I HAVEN’T been a fan of all of the Treasury select committee’s recent outings. There have been some excellent moments and some dire ones. But Andrew Tyrie, the body’s chairman, did a great job yesterday. He pointed out that the removal of Bob Diamond raises serious questions about whether regulators should be given such arbitrary powers over the boards of private firms.
Clearly, Barclays and others behaved appallingly during the Libor scandal. The point here is not whether it was right or wrong for Diamond to be forced out – but whether the way it was done was right, behind closed doors, with no due process, no right of appeal and in somewhat strange and opaque circumstances. Diamond wasn’t even pushed out until many days after the scandal broke.

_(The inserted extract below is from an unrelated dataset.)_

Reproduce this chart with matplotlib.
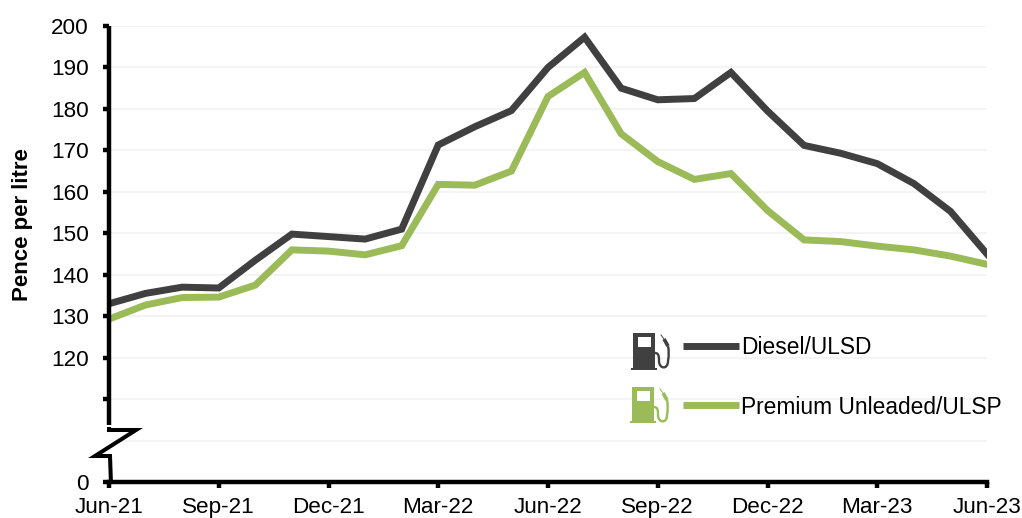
import matplotlib
matplotlib.use("Agg")
import matplotlib.pyplot as plt
from matplotlib.lines import Line2D
from matplotlib.patches import Rectangle, PathPatch
from matplotlib.path import Path

plt.rcParams['font.family'] = ['Liberation Sans', 'DejaVu Sans']

W, H = 1022, 518

# monthly prices, Jun-21 to Jun-23
months = list(range(25))
diesel = [133, 135.5, 137, 136.8, 143.5, 149.8, 149.2, 148.6, 151, 171.3, 175.7, 179.6, 190,
          197.3, 185, 182.2, 182.5, 188.8, 179.5, 171.2, 169.3, 166.8, 162, 155.3, 145]
premium = [129.3, 132.7, 134.5, 134.6, 137.5, 146, 145.7, 144.8, 147, 161.8, 161.6, 165, 183,
           188.8, 174, 167.3, 163, 164.4, 155.5, 148.4, 148, 146.9, 146, 144.5, 142.5]
xtick_pos = [0, 3, 6, 9, 12, 15, 18, 21, 24]
xtick_labels = ['Jun-21', 'Sep-21', 'Dec-21', 'Mar-22', 'Jun-22', 'Sep-22', 'Dec-22', 'Mar-23', 'Jun-23']
ytick_pos = [90, 100, 110, 120, 130, 140, 150, 160, 170, 180, 190, 200]
ytick_labels = ['0', '', '', '120', '130', '140', '150', '160', '170', '180', '190', '200']

DARK = '#404040'
GREEN = '#9BBB59'


def px(x, y):  # image pixels to figure fraction
    return x / W, 1 - y / H


fig = plt.figure(figsize=(W / 100, H / 100), dpi=100)
left, top = px(109, 26)
right, bottom = px(987, 482)
ax = fig.add_axes([left, bottom, right - left, top - bottom])

ax.plot(months, premium, color=GREEN, lw=5, solid_joinstyle='miter', zorder=3)
ax.plot(months, diesel, color=DARK, lw=5, solid_joinstyle='miter', zorder=4)

ax.set_xlim(0, 24)
ax.set_ylim(90, 200)
ax.set_xticks(xtick_pos, xtick_labels)
ax.set_yticks(ytick_pos, ytick_labels)
ax.grid(axis='y', color='#F2F2F2', lw=1.2)
ax.set_axisbelow(True)
ax.tick_params(axis='both', length=4.5, width=3.2, color='black', labelsize=16.2)
ax.tick_params(axis='y', pad=10)
ax.tick_params(axis='x', pad=6)
ax.yaxis.get_major_ticks()[1].tick1line.set_visible(False)

for s in ['top', 'right', 'left']:
    ax.spines[s].set_visible(False)
ax.spines['bottom'].set_linewidth(3.2)

ax.set_ylabel('Pence per litre', fontsize=16, fontweight='bold')
ax.yaxis.set_label_coords(*px(33, 225), transform=fig.transFigure)


def fig_line(points, color='black', lw=3.2, **kw):
    xs, ys = zip(*[px(*p) for p in points])
    fig.add_artist(Line2D(xs, ys, color=color, lw=lw, transform=fig.transFigure, **kw))


# broken y axis
fig_line([(109, 26), (109, 425)], solid_capstyle='butt')
fig_line([(109, 427), (109, 430), (136, 430), (95, 456), (110, 456), (111, 484)],
         lw=2.9, solid_joinstyle='miter', solid_capstyle='butt')


def pump(x0, y0, h, color):
    # body, base, window and hose of the fuel pump icon
    fx, fy = px(x0, y0 + h)
    fig.add_artist(Rectangle((fx, fy), 22 / W, h / H, color=color, transform=fig.transFigure, lw=0))
    bx, by = px(x0 - 2, y0 + h + 1)
    fig.add_artist(Rectangle((bx, by), 26 / W, 2.5 / H, color=color, transform=fig.transFigure, lw=0))
    wx, wy = px(x0 + 5, y0 + 4)
    fig.add_artist(Rectangle((wx, wy - 10 / H), 13 / W, 10 / H, color='white', transform=fig.transFigure, lw=0))
    verts = [px(x0 + 22, y0 + 20), px(x0 + 26, y0 + 20), px(x0 + 26, y0 + 24), px(x0 + 26, y0 + 28),
             px(x0 + 26, y0 + 36), px(x0 + 35, y0 + 37), px(x0 + 35, y0 + 28),
             px(x0 + 36, y0 + 22), px(x0 + 36, y0 + 18), px(x0 + 35, y0 + 13)]
    codes = [Path.MOVETO] + [Path.CURVE4] * (len(verts) - 1)
    fig.add_artist(PathPatch(Path(verts, codes), fill=False, ec=color, lw=1.7,
                             transform=fig.transFigure))
    fig_line([(x0 + 35, y0 + 13), (x0 + 31, y0 + 6)], color=color, lw=2.6, solid_capstyle='butt')
    fig_line([(x0 + 31, y0 + 6), (x0 + 28, y0 + 2)], color=color, lw=0.7)


pump(633, 333, 36, DARK)
pump(632, 387, 35, GREEN)

# legend
fig_line([(683, 345.5), (739, 345.5)], color=DARK, lw=5, solid_capstyle='butt')
fig_line([(683, 405), (739, 405)], color=GREEN, lw=5, solid_capstyle='butt')
tx, ty = px(741, 347)
fig.text(tx, ty, 'Diesel/ULSD', fontsize=16.4, va='center', color='black')
tx, ty = px(741, 407)
fig.text(tx, ty, 'Premium Unleaded/ULSP', fontsize=16.4, va='center', color='black')

fig.savefig('out.png', dpi=100)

So Tyrie was right to highlight the risk of arbitrary power being exercised. It now appears that the management – and in fact the very existence – of any “private” bank is now entirely dependent on being on the good side of the regulators. But the power to strike somebody off or to remove a banking licence is an extreme one. Like everything else, it requires checks and balances.
Many will disagree, favouring a return to the old ways when officials would restore order in the City by taking secret decisions in smoke-filled rooms. The governor was trusted to act wisely and fairly, and widely respected as someone of natural authority with an intimate knowledge of the City. The 1970s secondary banking crisis was dealt with in this way. Old City hands – in insurance as well as banking – readily recount how the Bank of England or other regulators used to act.
CEOs were summoned for a quiet chat or telephoned. One erstwhile bank chief told me how a senior Bank of England official asked him round to Threadneedle Street to inform him that he wasn’t comfortable with a proposed course of action. When my contact asked for an explanation, the official expressed surprise that he hadn’t been heard correctly the first time. The Bank of England also took drastic action when Midland Bank made a loss in the early 1990s, engineering a management change. John Redwood, the Tory MP, openly recalls how he acted behind the scenes when he was a minister in charge of regulating insurers.
Yet we can’t have it both ways. We can’t have an open and transparent regulatory body that is also still allowed to behave in the clubby ways of yore whenever it chooses. It must be one regulatory system or the other – and in today’s globalised world, we must choose openness and accountability. There are no Platonic philosopher kings – and certainly no economist kings. Somebody needs to guard the guardians.
INFLATION FALLS AT LAST
Yesterday’s fall in inflation was the first piece of good news for the beleaguered George Osborne in many months. The consumer price index rose by only 2.4 per cent over the past year, a great relief and a lucky escape for the Bank of England, thanks in part to falling oil prices. The retail price index (RPI) measure increased by 2.8 per cent.
But before celebrating we must remember, as PwC’s Andrew Sentance points out, that inflation has been below target for just 12 months out of the past seven years. Chris Williamson of Markit reminds us that real average pay is still falling – but the present one per cent per annum drop (on the RPI measure) is the lowest rate of decline since November 2009 and compares to a peak of 3.9 per cent in September 2011. We should be thankful for small mercies.